Taubatnya Umar bin Khatab

Setelah ibadah haji disyari’atkan pada tahun ke 5 H, Rosulullah Saw. bersama 1.400 sahabatnya pergi ke Mekkah untuk melakukan umroh pada tahun 6 H. Mereka berhenti di desa Hudaibiyah, Rosulullah Saw. mengutus Utsman bin Affan ke Mekkah untuk meminta izin. Tersebarnya berita bahwasanya Utsman telah dibunuh, terjadilah peristiwa Bai’atur Ridwan. Di sanalah awal mula peristiwa perjanjian damai Hudaibiyah terjadi.

Terjadi kesepakatan perjanjian damai Hudaibiyah, pihak musyrikin Quraisy diwakili oleh Suhail bin Amr dan kaum muslimin diwakili oleh Rosulullah dengan Ali bin Abu Thalib sebagai juru tulisnya. Isi perjanjian damai Hudaibiyah ini bagi para sahabatnya sebagai kerugian besar bagi umat Islam. Tetapi bagi Rosulullah Saw. ini merupakan kemenangan yang nyata.

Ketika perjanjian damai ini tuntas, Umar bin Khatab mengingkarinya.  Ia datang menemui Abu Bakar dan berkata, “Wahai Abu Bakar! Bukankah beliau utusan Allah?” “Betul,” jawab Abu Bakar. “Bukankah kita orang-orang muslim?,” tanya Umar. “Betul,” jawab Abu Bakar.

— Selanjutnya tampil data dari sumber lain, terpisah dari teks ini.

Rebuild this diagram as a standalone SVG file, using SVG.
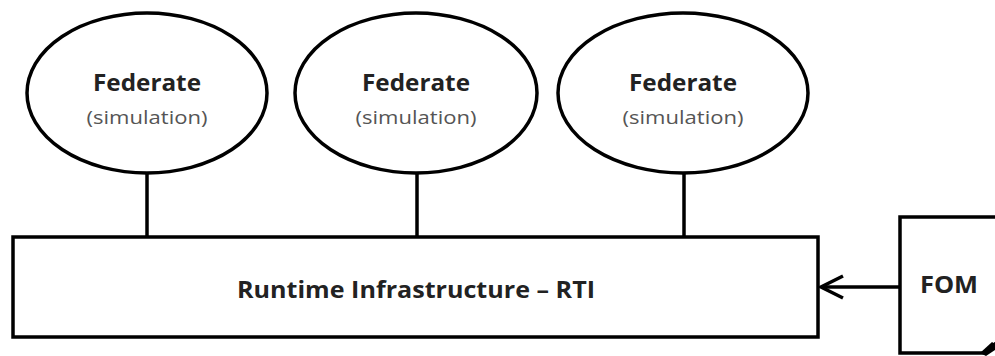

“Lantas mengapa kita merendahkan agama kita, “ kata Umar. “Patuhilah perintah beliau, karena aku bersaksi  bahwa beliau adalah utusan Allah,” kata Abu Bakar. Umar berkata, “ Aku pun bersaksi bahwasanya beliau utusan Allah.” Setelah itu Umar menemui Rosulullah Saw. dan menyampaikan kata-kata yang sama seperti ia katakan kepada Abu Bakar. Rosulullah Saw. akhirnya bersabda, “Aku ini hamba dan utusan Allah. Aku tidak akan menyalahi perintah-Nya, dan Ia tidak akan menyia-nyiakanku.”[1] Allah Swt. Menurunkan al-Qur’an Surat al-Fath kepada Rosulullah Saw.,  kemudian beliau memanggil Umar dan membacakan surat tersebut kepadanya. Wahyu tersebut sebagai tanda bahwasanya perjanjian damai Hudaibiyah sebagai kemenangan bagi kaum muslimin.

Umar bin Khatab menyesal dan bertobat. Sebagai ungkapan penyesalannya, Umar berkata, “Aku terus bersedekah, berpuasa, shalat, dan memerdekakan budak atas apa yang telah aku lakukan pada saat itu, karena khawatir terhadap kata-kata yang aku ucapkan. Hingga aku berharap hal itu baik-baik saja.”

selesai di kaki Gunung Gede Pangrango




[1] Percakapan tersebut penulis dapatkan dari Sirah Nabawiyah karya Abu Bakar Jabir al-Jaza’iri.